If that sounds painfully familiar, Mufson suggests, then you might want to make plans to attend one of the seven performances that begin on September 29.
Mufson and his cast will spend up to four hours rehearsing, five days a week, and their performances run through October 8.
Vying for a role
All of this began with hours of auditions over the last weekend in August. Thirty hopefuls gathered inside a classroom adjacent to the “black box.” Wearing jeans and a “Make art, not war” sweatshirt, Mufson gave some opening remarks in the courtyard, then retreated into the theater to hear a dizzying variety of monologues.
A number of the auditionees had already acted for Mufson at Palomar.
Among the familiar faces was Justin Hoover, 22, a Theater Arts major who delivered his first Shakespeare monologue that night.
Fifteen minutes into auditions, Mufson seemed right at home discussing Shakespeare. He and Hoover parsed the line, “If music be the food of love, play on;/Give me excess of it.”
“With Shakespeare, you can’t guess—not even a single word,” Mufson said, asking Hoover to try again.
“Great choice, doing Shakespeare for this,” he added. (A main character in “Brave New World” is heavily influenced by Shakespeare’s complete works.)

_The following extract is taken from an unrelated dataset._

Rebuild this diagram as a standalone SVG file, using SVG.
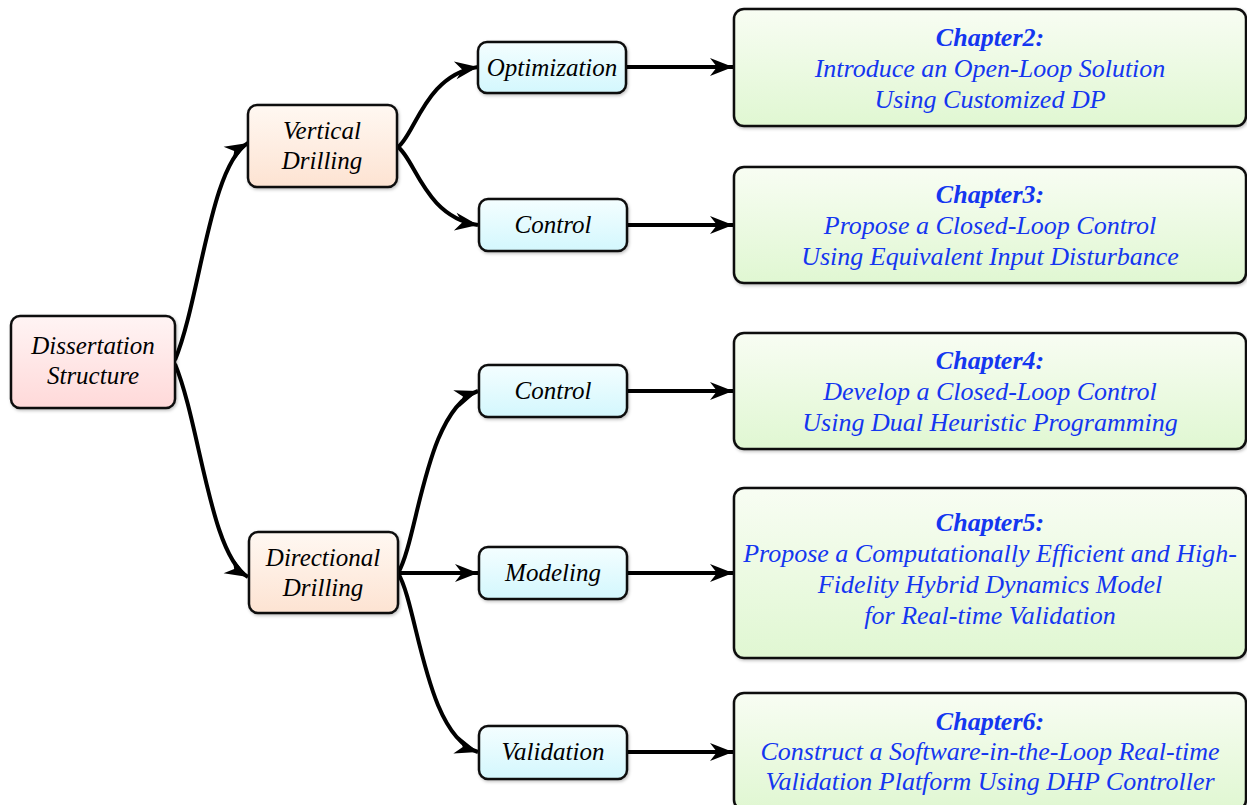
<svg xmlns="http://www.w3.org/2000/svg" width="1247" height="805" viewBox="0 0 1247 805">
<defs>
<linearGradient id="gRoot" x1="0" y1="0" x2="0" y2="1"><stop offset="0" stop-color="#fff4f4"/><stop offset="1" stop-color="#ffd9d9"/></linearGradient>
<linearGradient id="gOrange" x1="0" y1="0" x2="0" y2="1"><stop offset="0" stop-color="#fff8f2"/><stop offset="1" stop-color="#fde3d2"/></linearGradient>
<linearGradient id="gCyan" x1="0" y1="0" x2="0" y2="1"><stop offset="0" stop-color="#f4feff"/><stop offset="1" stop-color="#d3f7fd"/></linearGradient>
<linearGradient id="gGreen" x1="0" y1="0" x2="0" y2="1"><stop offset="0" stop-color="#f8fdf3"/><stop offset="1" stop-color="#e0f7d2"/></linearGradient>
<filter id="sh" x="-10%" y="-10%" width="120%" height="130%"><feDropShadow dx="1" dy="1.5" stdDeviation="1.5" flood-color="#000" flood-opacity="0.25"/></filter>
<marker id="arr" markerUnits="userSpaceOnUse" markerWidth="26" markerHeight="22" viewBox="-24 -11 26 22" refX="0" refY="0" orient="auto"><path d="M0,0 L-23,-9 L-16,0 L-23,9 Z" fill="#000"/></marker>
</defs>
<style>
.box{stroke:#111;stroke-width:2.5;filter:url(#sh)}
.lbl{font-family:"Liberation Serif",serif;font-style:italic;font-size:25px;fill:#000;text-anchor:middle}
.ch{font-family:"Liberation Serif",serif;font-style:italic;font-size:26px;fill:#1436f0;text-anchor:middle}
.chh{font-weight:bold}
.edge{fill:none;stroke:#000;stroke-width:4;marker-end:url(#arr)}
</style>
<rect width="1247" height="805" fill="#fff"/>
<g id="connectors">
<path class="edge" d="M175,360 C200,300 210,165 248,143"/>
<path class="edge" d="M175,364 C200,424 210,555 248,577"/>
<path class="edge" d="M398,147 C415,135 425,75 478,67"/>
<path class="edge" d="M398,147 C415,159 425,217 478,225"/>
<path class="edge" d="M398,573 C418,540 425,410 478,391"/>
<path class="edge" d="M398,573 L478,573"/>
<path class="edge" d="M398,573 C418,606 425,735 478,752"/>
<path class="edge" d="M627,67 L733,67"/>
<path class="edge" d="M627,225 L733,225"/>
<path class="edge" d="M627,391 L733,391"/>
<path class="edge" d="M627,573 L733,573"/>
<path class="edge" d="M627,752 L733,752"/>
</g>
<g id="root">
<rect class="box" x="11" y="316" width="164" height="92" rx="9" fill="url(#gRoot)"/>
<text class="lbl" x="93" y="354">Dissertation</text>
<text class="lbl" x="93" y="384">Structure</text>
</g>
<g id="vertical">
<rect class="box" x="248" y="105" width="149" height="82" rx="9" fill="url(#gOrange)"/>
<text class="lbl" x="322" y="139">Vertical</text>
<text class="lbl" x="322" y="169">Drilling</text>
</g>
<g id="directional">
<rect class="box" x="249" y="532" width="149" height="81" rx="9" fill="url(#gOrange)"/>
<text class="lbl" x="323" y="566">Directional</text>
<text class="lbl" x="323" y="596">Drilling</text>
</g>
<g id="optimization">
<rect class="box" x="478" y="42" width="148" height="51" rx="9" fill="url(#gCyan)"/>
<text class="lbl" x="552" y="76">Optimization</text>
</g>
<g id="control1">
<rect class="box" x="479" y="199" width="148" height="52" rx="9" fill="url(#gCyan)"/>
<text class="lbl" x="553" y="233">Control</text>
</g>
<g id="control2">
<rect class="box" x="479" y="365" width="148" height="52" rx="9" fill="url(#gCyan)"/>
<text class="lbl" x="553" y="399">Control</text>
</g>
<g id="modeling">
<rect class="box" x="479" y="547" width="148" height="52" rx="9" fill="url(#gCyan)"/>
<text class="lbl" x="553" y="581">Modeling</text>
</g>
<g id="validation">
<rect class="box" x="479" y="726" width="148" height="53" rx="9" fill="url(#gCyan)"/>
<text class="lbl" x="553" y="760">Validation</text>
</g>
<g id="chapter2">
<rect class="box" x="734" y="9" width="512" height="117" rx="10" fill="url(#gGreen)"/>
<text class="ch chh" x="990" y="46">Chapter2:</text>
<text class="ch" x="990" y="77">Introduce an Open-Loop Solution</text>
<text class="ch" x="990" y="108">Using Customized DP</text>
</g>
<g id="chapter3">
<rect class="box" x="734" y="167" width="512" height="116" rx="10" fill="url(#gGreen)"/>
<text class="ch chh" x="990" y="203">Chapter3:</text>
<text class="ch" x="990" y="234">Propose a Closed-Loop Control</text>
<text class="ch" x="990" y="265">Using Equivalent Input Disturbance</text>
</g>
<g id="chapter4">
<rect class="box" x="734" y="333" width="512" height="116" rx="10" fill="url(#gGreen)"/>
<text class="ch chh" x="990" y="369">Chapter4:</text>
<text class="ch" x="990" y="400">Develop a Closed-Loop Control</text>
<text class="ch" x="990" y="431">Using Dual Heuristic Programming</text>
</g>
<g id="chapter5">
<rect class="box" x="734" y="488" width="512" height="170" rx="10" fill="url(#gGreen)"/>
<text class="ch chh" x="990" y="531">Chapter5:</text>
<text class="ch" x="990" y="562">Propose a Computationally Efficient and High-</text>
<text class="ch" x="990" y="593">Fidelity Hybrid Dynamics Model</text>
<text class="ch" x="990" y="624">for Real-time Validation</text>
</g>
<g id="chapter6">
<rect class="box" x="734" y="693" width="512" height="117" rx="10" fill="url(#gGreen)"/>
<text class="ch chh" x="990" y="730">Chapter6:</text>
<text class="ch" x="990" y="760">Construct a Software-in-the-Loop Real-time</text>
<text class="ch" x="990" y="790">Validation Platform Using DHP Controller</text>
</g>
</svg>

Later, wearing a floral dress and white tennis shoes, with silver hair and a warm smile, Shane Murphy was nervous but also excited. She walked into the theater in front of Mufson, said her lines, and then took his direction and gave it a second try, on the spot. Mufson was impressed.
“For me, what’s powerful about the theater is that it’s one of the few places left in our culture where people come together face to face for a shared experience of what it means to be human,” Mufson said. “We experience it right here. The pain, the laughter, the sorrow, the betrayal—whatever it is. It reminds us of what we all have in common.”